Ellini heard a voice nearby—too close to ignore—and reluctantly dragged her eyes from the page. She looked up to find Val standing on the other side of the table, cleaning her sword-blade on the library's curtains. At her feet was a crumpled heap of black cloth which must have been the assassin. It was amazing to Ellini—in a distant sort of way—that, in the space of a few short paragraphs, a whole life had ended.
"That's four this month," Val said grimly. "Seems to me, I could have a much quieter life if I kept you from reading."
From somewhere—God knew where, because her eyes hadn't left the dead assassin—Ellini managed a smile. "Come on, Val. What would someone like you do with a quiet life?"
Val just glowered, so Ellini stood up, and almost tripped over a soft heap behind her chair. Closer inspection revealed it to be another assassin, this one with an arrow neatly embedded in his chest.
"When did you kill this one?" said Ellini in vague horror, giving him a prod with the tip of her boot.
Val strode around the table, stared at the figure, and then looked up at the balconies on either side of them, her eyes narrowed. "I didn't," she said. "I think we'd better get you home. Now."
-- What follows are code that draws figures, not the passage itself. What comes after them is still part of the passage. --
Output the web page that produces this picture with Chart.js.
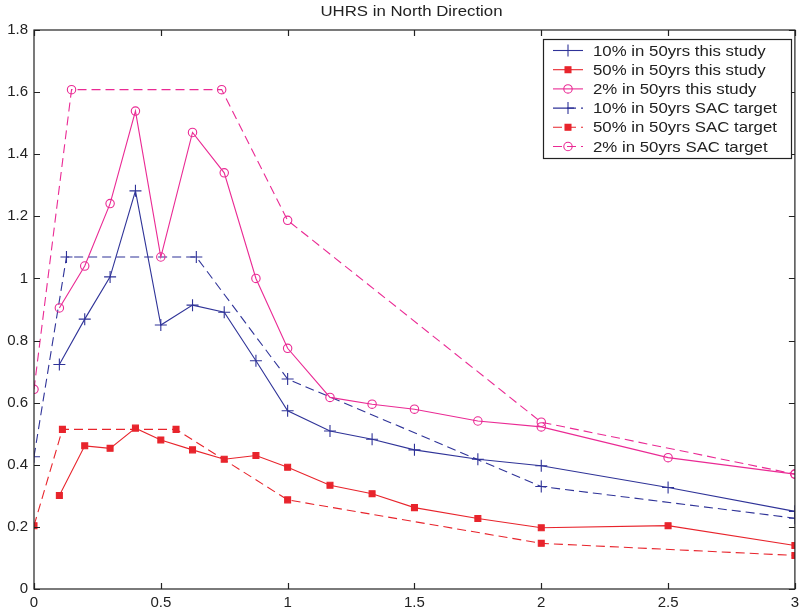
<!DOCTYPE html>
<html>
<head>
<meta charset="utf-8">
<script src="https://cdn.jsdelivr.net/npm/chart.js@4/dist/chart.umd.min.js"></script>
<style>
  html, body { margin: 0; padding: 0; background: #fff; }
  #wrap { width: 802px; height: 612px; }
</style>
</head>
<body>
<div id="wrap"><canvas id="c"></canvas></div>
<script>
// periods (s) and spectral accelerations (g)
const periodStudy = [0.1, 0.2, 0.3, 0.4, 0.5, 0.625, 0.75, 0.875, 1.0, 1.167, 1.333, 1.5, 1.75, 2.0, 2.5, 3.0];
const study10 = [0.723, 0.869, 1.005, 1.282, 0.850, 0.914, 0.891, 0.735, 0.574, 0.509, 0.482, 0.448, 0.418, 0.397, 0.327, 0.250];
const study50 = [0.301, 0.461, 0.453, 0.518, 0.480, 0.448, 0.418, 0.430, 0.392, 0.334, 0.307, 0.262, 0.227, 0.197, 0.204, 0.140];
const study2  = [0.905, 1.040, 1.241, 1.539, 1.069, 1.470, 1.340, 1.000, 0.775, 0.617, 0.595, 0.579, 0.541, 0.522, 0.423, 0.370];

const periodSac10 = [0, 0.128, 0.64, 1, 2, 3];
const sac10 = [0.426, 1.069, 1.069, 0.676, 0.330, 0.228];
const periodSac50 = [0, 0.112, 0.56, 1, 2, 3];
const sac50 = [0.204, 0.514, 0.514, 0.287, 0.147, 0.108];
const periodSac2 = [0, 0.148, 0.74, 1, 2, 3];
const sac2 = [0.643, 1.608, 1.608, 1.187, 0.537, 0.370];

const labels = [
  '10% in 50yrs this study', '50% in 50yrs this study', '2% in 50yrs this study',
  '10% in 50yrs SAC target', '50% in 50yrs SAC target', '2% in 50yrs SAC target'
];
const xTicks = [0, 0.5, 1, 1.5, 2, 2.5, 3];
const yTicks = [0, 0.2, 0.4, 0.6, 0.8, 1, 1.2, 1.4, 1.6, 1.8];

const BLUE = '#2f3398';
const RED = '#e8242c';
const PINK = '#ea2a94';
const FONT = '"Liberation Sans", Arial, sans-serif';

const pts = (xs, ys) => xs.map((x, i) => ({ x: x, y: ys[i] }));

function series(label, xs, ys, color, style, dashed) {
  return {
    label: label,
    data: pts(xs, ys),
    borderColor: color,
    borderWidth: 1.1,
    borderDash: dashed ? [9, 5] : [],
    pointStyle: style,
    pointBorderColor: color,
    pointBorderWidth: 1.1,
    pointBackgroundColor: style === 'rect' ? color : 'rgba(0,0,0,0)',
    pointRadius: style === 'cross' ? 6 : 4.2,
    pointHoverRadius: 0,
    tension: 0,
    fill: false
  };
}

// text a bit wider than the stock font, like the original export
function wideText(ctx, text, x, y, align) {
  const k = 1.12;
  ctx.save();
  ctx.translate(x, y);
  ctx.scale(k, 1);
  ctx.textAlign = align;
  ctx.fillText(text, 0, 0);
  ctx.restore();
}

// frame, inward ticks, title, boxed legend
const matlabLook = {
  id: 'matlabLook',
  afterDraw(chart) {
    const ctx = chart.ctx;
    const a = chart.chartArea;
    const sx = chart.scales.x, sy = chart.scales.y;
    ctx.save();
    ctx.strokeStyle = '#222';
    ctx.lineWidth = 1.2;
    ctx.setLineDash([]);
    ctx.strokeRect(a.left, a.top, a.right - a.left, a.bottom - a.top);
    ctx.beginPath();
    xTicks.forEach(v => {
      const px = Math.round(sx.getPixelForValue(v)) + 0.5;
      ctx.moveTo(px, a.bottom); ctx.lineTo(px, a.bottom - 6);
      ctx.moveTo(px, a.top); ctx.lineTo(px, a.top + 6);
    });
    yTicks.forEach(v => {
      const py = Math.round(sy.getPixelForValue(v)) + 0.5;
      ctx.moveTo(a.left, py); ctx.lineTo(a.left + 6, py);
      ctx.moveTo(a.right, py); ctx.lineTo(a.right - 6, py);
    });
    ctx.stroke();

    // title
    ctx.fillStyle = '#222';
    ctx.font = '15px ' + FONT;
    ctx.textBaseline = 'middle';
    wideText(ctx, 'UHRS in North Direction', (a.left + a.right) / 2 - 3, 12, 'center');

    // legend
    const bx = 543, by = 39, bw = 248, bh = 119, row = 19.2;
    ctx.fillStyle = '#fff';
    ctx.fillRect(bx, by, bw, bh);
    ctx.strokeStyle = '#222';
    ctx.lineWidth = 1.2;
    ctx.strokeRect(bx + 0.5, by + 0.5, bw, bh);
    chart.data.datasets.forEach((ds, i) => {
      const y = by + 11.5 + i * row;
      ctx.strokeStyle = ds.borderColor;
      ctx.lineWidth = 1.1;
      ctx.setLineDash(ds.borderDash);
      ctx.beginPath();
      ctx.moveTo(553, y); ctx.lineTo(583, y);
      ctx.stroke();
      ctx.setLineDash([]);
      ctx.fillStyle = ds.pointBackgroundColor;
      ctx.strokeStyle = ds.pointBorderColor;
      ctx.lineWidth = 1.1;
      Chart.helpers.drawPoint(ctx, {
        pointStyle: ds.pointStyle,
        radius: ds.pointRadius,
        borderWidth: 1.1,
        rotation: 0
      }, 568, y);
      ctx.fillStyle = '#222';
      ctx.font = '15px ' + FONT;
      ctx.textBaseline = 'middle';
      wideText(ctx, ds.label, 593, y + 1, 'left');
    });
    ctx.restore();
  }
};

const datasets = [
  series(labels[0], periodStudy, study10, BLUE, 'cross', false),
  series(labels[1], periodStudy, study50, RED, 'rect', false),
  series(labels[2], periodStudy, study2, PINK, 'circle', false),
  series(labels[3], periodSac10, sac10, BLUE, 'cross', true),
  series(labels[4], periodSac50, sac50, RED, 'rect', true),
  series(labels[5], periodSac2, sac2, PINK, 'circle', true)
];

new Chart(document.getElementById('c'), {
  type: 'line',
  data: { datasets: datasets },
  options: {
    responsive: true,
    maintainAspectRatio: false,
    animation: false,
    layout: { padding: { top: 30, right: 3, left: 0, bottom: 0 } },
    plugins: { legend: { display: false }, tooltip: { enabled: false }, title: { display: false } },
    scales: {
      x: {
        type: 'linear', min: 0, max: 3,
        afterBuildTicks: s => { s.ticks = xTicks.map(v => ({ value: v })); },
        afterFit: s => { s.height = 23; s.paddingLeft = 0; s.paddingRight = 0; },
        grid: { display: false, drawTicks: false },
        border: { display: false },
        ticks: { color: '#222', font: { family: FONT, size: 15 }, padding: 5, maxRotation: 0, autoSkip: false,
                 callback: v => String(+v.toFixed(1)) }
      },
      y: {
        type: 'linear', min: 0, max: 1.8,
        afterBuildTicks: s => { s.ticks = yTicks.map(v => ({ value: v })); },
        afterFit: s => { s.width = 34; s.paddingTop = 0; s.paddingBottom = 0; },
        grid: { display: false, drawTicks: false },
        border: { display: false },
        ticks: { color: '#222', font: { family: FONT, size: 15 }, padding: 6, autoSkip: false,
                 callback: v => String(+v.toFixed(1)) }
      }
    }
  },
  plugins: [matlabLook]
});
</script>
</body>
</html>
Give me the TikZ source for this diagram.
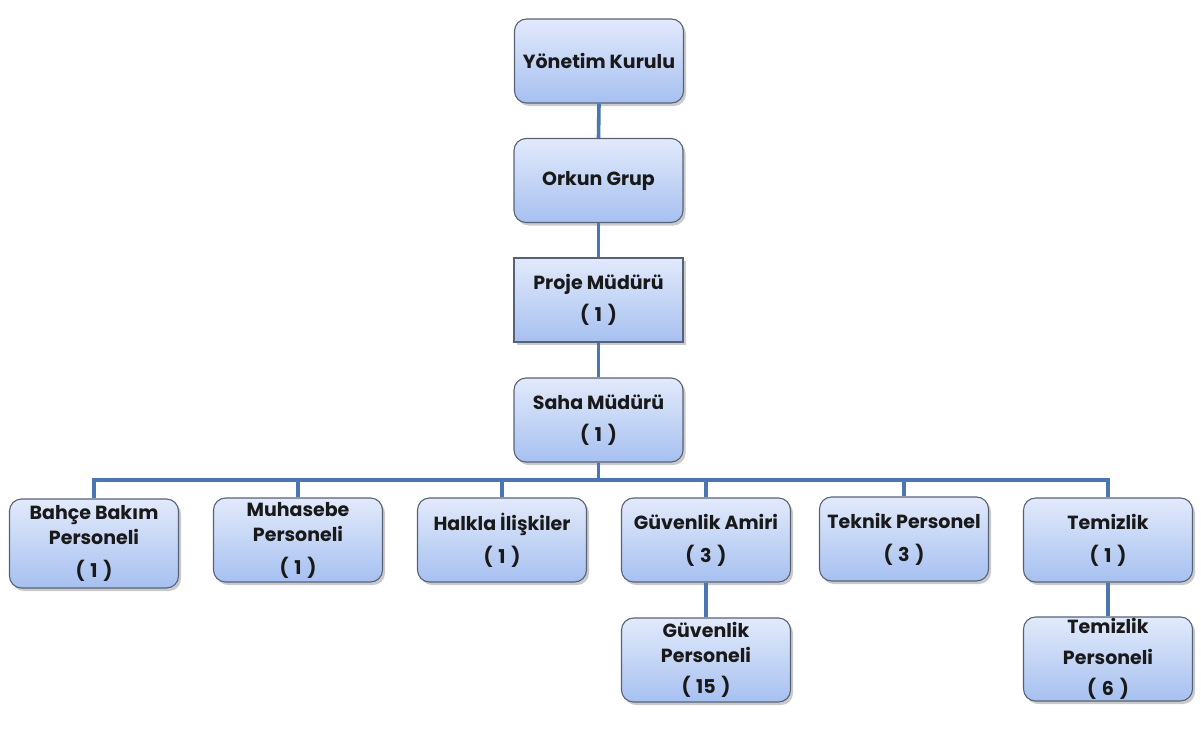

The 'now' was short and steely, and Ellini knew she'd have no chance arguing against it. She would have to finish rereading the essay at some other time. And perhaps another assassin would die for it, she thought, with a slight, swirling nausea in her chest. She wished she felt as enlightened as they seemed to think she was.
She clambered up to the eighth shelf, returned her beloved book to its space, and climbed back down again.
"Wait for me on the lawns," said Val—who, Ellini noticed, had not yet put her sword back in its sheath. "Don't talk to anyone."
Ellini wandered out of the Bibliotheque, down a flight of marble steps, and onto the gorgeous, moonlit lawns which constituted the library's gardens. In the dark, every flower was a glossy brown or black, but every possible shade of brown and black was represented, in a wave of variety that would have put the daylight world to shame.
She fastened her eyes on a bed of tulips—bright black tulips—and tried to keep her mind from wandering. Her feet wandered, though. There was nothing she had ever been able to do about that.
She pottered round the circumference of the lawn with aimless, nervous energy. And it was on one of these circuits that she heard a calm, quiet voice say the words, "Hello, little cricket."
Ellini stopped dead, in both body and brain. It really felt as though she had just slammed into a wall. Suddenly, she wasn't in the lofty halls of her imagination anymore. She was out in the night without a shawl on. The wind was finding out all the little gaps in her clothing. The light from the windows of the Bibliotheque was pouring onto the grass. And Jack was standing just a few paces in front of her, smiling.